Computational fluid dynamics (CFD) modelling was performed to simulate spatial and temporal airborne pathogen concentrations during an observed COVID-19 outbreak in a restaurant in Guangzhou, China. The reported seating configuration, overlap durations, room ventilation, layout, and dimensions were modelled in the CFD simulations to determine relative exposures and probabilities of infection. Results showed that the trends in the simulated probabilities of infection were consistent with the observed rates of infection at each of the tables surrounding the index patient. Alternative configurations that investigated different boundary conditions and ventilation conditions were also simulated.

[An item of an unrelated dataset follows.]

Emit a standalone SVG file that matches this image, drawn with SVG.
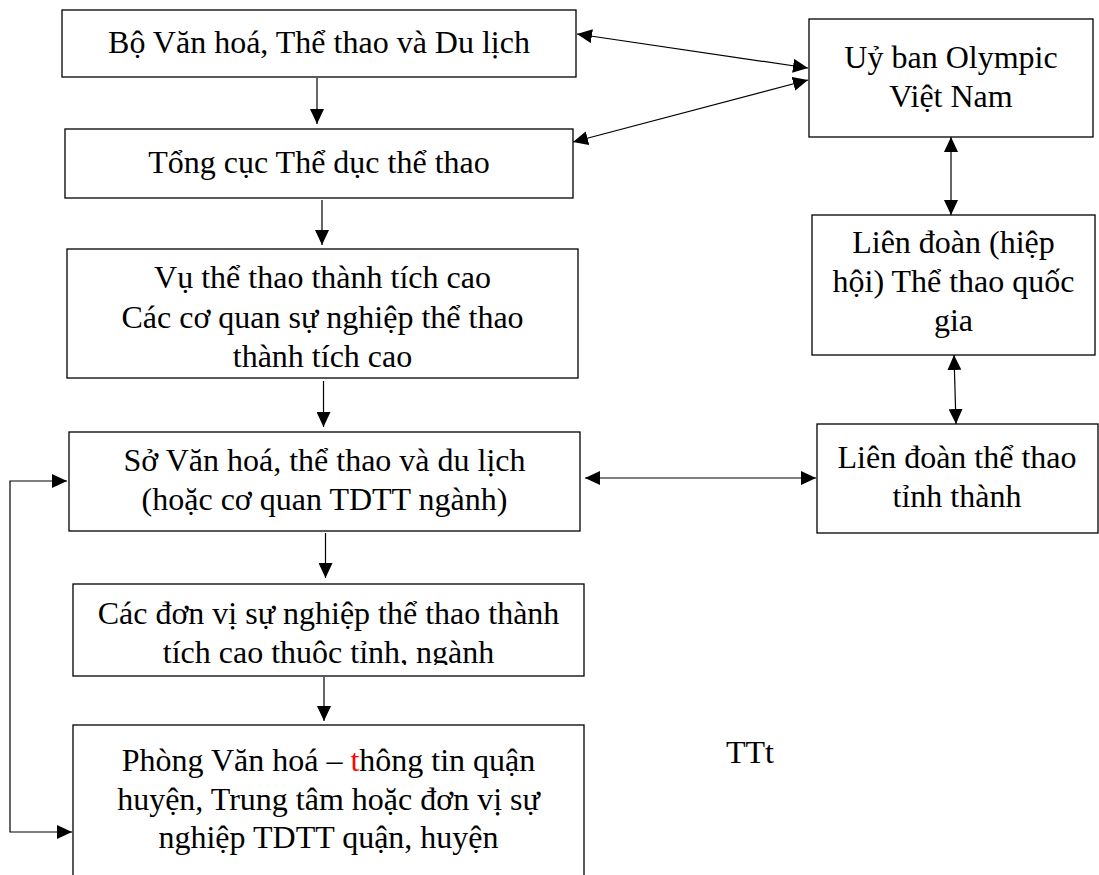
<svg xmlns="http://www.w3.org/2000/svg" width="1099" height="875" viewBox="0 0 1099 875">
<style>
.box{fill:#fff;stroke:#000;stroke-width:1.3}
.t{font-family:"Liberation Serif","Times New Roman",serif;font-size:32px;fill:#000;text-anchor:middle}
.ln{fill:none;stroke:#000;stroke-width:1.2}
</style>
<defs>
<marker id="ah" markerUnits="userSpaceOnUse" markerWidth="15" markerHeight="14" refX="15" refY="7" orient="auto-start-reverse" viewBox="0 0 15 14">
<path d="M0,0 L15,7 L0,14 z" fill="#000"/>
</marker>
<clipPath id="c5"><rect x="73" y="584" width="511" height="81"/></clipPath>
</defs>
<rect width="1099" height="875" fill="#fff"/>

<g id="connectors">
<line class="ln" x1="317" y1="78" x2="317" y2="124" marker-end="url(#ah)"/>
<line class="ln" x1="322" y1="200" x2="322" y2="245" marker-end="url(#ah)"/>
<line class="ln" x1="323.5" y1="381" x2="323.5" y2="427" marker-end="url(#ah)"/>
<line class="ln" x1="325.5" y1="533" x2="325.5" y2="578" marker-end="url(#ah)"/>
<line class="ln" x1="324" y1="677" x2="324" y2="721" marker-end="url(#ah)"/>
<line class="ln" x1="577" y1="34" x2="808" y2="68" marker-start="url(#ah)" marker-end="url(#ah)"/>
<line class="ln" x1="573" y1="142" x2="808" y2="80" marker-start="url(#ah)" marker-end="url(#ah)"/>
<line class="ln" x1="951" y1="137" x2="951" y2="215" marker-start="url(#ah)" marker-end="url(#ah)"/>
<line class="ln" x1="954" y1="355" x2="956" y2="424" marker-start="url(#ah)" marker-end="url(#ah)"/>
<line class="ln" x1="585" y1="478" x2="816" y2="478" marker-start="url(#ah)" marker-end="url(#ah)"/>
<polyline class="ln" points="67,481 10,481 10,832 72,832" marker-start="url(#ah)" marker-end="url(#ah)"/>
</g>

<g id="n-bo">
<rect class="box" x="62" y="10" width="514" height="67"/>
<text class="t" x="319" y="53">Bộ Văn hoá, Thể thao và Du lịch</text>
</g>

<g id="n-tongcuc">
<rect class="box" x="65" y="129" width="508" height="69"/>
<text class="t" x="319" y="173">Tổng cục Thể dục thể thao</text>
</g>

<g id="n-vu">
<rect class="box" x="67" y="249" width="511" height="129"/>
<text class="t" x="322.5" y="288">Vụ thể thao thành tích cao</text>
<text class="t" x="322.5" y="328">Các cơ quan sự nghiệp thể thao</text>
<text class="t" x="322.5" y="367">thành tích cao</text>
</g>

<g id="n-so">
<rect class="box" x="69" y="432" width="511" height="99"/>
<text class="t" x="324.5" y="471">Sở Văn hoá, thể thao và du lịch</text>
<text class="t" x="324.5" y="510">(hoặc cơ quan TDTT ngành)</text>
</g>

<g id="n-donvi">
<rect class="box" x="73" y="584" width="511" height="92"/>
<g clip-path="url(#c5)">
<text class="t" x="328.5" y="624">Các đơn vị sự nghiệp thể thao thành</text>
<text class="t" x="328.5" y="663">tích cao thuộc tỉnh, ngành</text>
</g>
</g>

<g id="n-phong">
<rect class="box" x="73" y="725" width="511" height="200"/>
<text class="t" x="328.5" y="771">Phòng Văn hoá – <tspan fill="#ff0000">t</tspan>hông tin quận</text>
<text class="t" x="328.5" y="810">huyện, Trung tâm hoặc đơn vị sự</text>
<text class="t" x="328.5" y="848">nghiệp TDTT quận, huyện</text>
</g>

<g id="n-ubov">
<rect class="box" x="809" y="19" width="284" height="118"/>
<text class="t" x="951" y="68">Uỷ ban Olympic</text>
<text class="t" x="951" y="107">Việt Nam</text>
</g>

<g id="n-ldqg">
<rect class="box" x="812" y="215" width="283" height="140"/>
<text class="t" x="953.5" y="253">Liên đoàn (hiệp</text>
<text class="t" x="953.5" y="292">hội) Thể thao quốc</text>
<text class="t" x="953.5" y="331">gia</text>
</g>

<g id="n-ldtt">
<rect class="box" x="817" y="424" width="281" height="109"/>
<text class="t" x="957" y="468">Liên đoàn thể thao</text>
<text class="t" x="957" y="507">tỉnh thành</text>
</g>

<g id="n-ttt">
<text class="t" x="726" y="763" style="text-anchor:start">TTt</text>
</g>
</svg>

Increasing the fresh-air percentage to 10%, 50%, and 100% of the supply air reduced the accumulated pathogen mass in the room by an average of ∼30%, ∼70%, and ∼80%, respectively, over 73 min. The probability of infection was reduced by ∼10%, 40%, and 50%, respectively. Highlights: Computational fluid dynamics (CFD) models used to simulate pathogen concentrations Infection model developed using spatial and temporal CFD results Simulating spatial variability was important to match observed infection rates Recirculation increased exposures and probability of infection Increased fresh-air ventilation decreased exposures and probability of infection.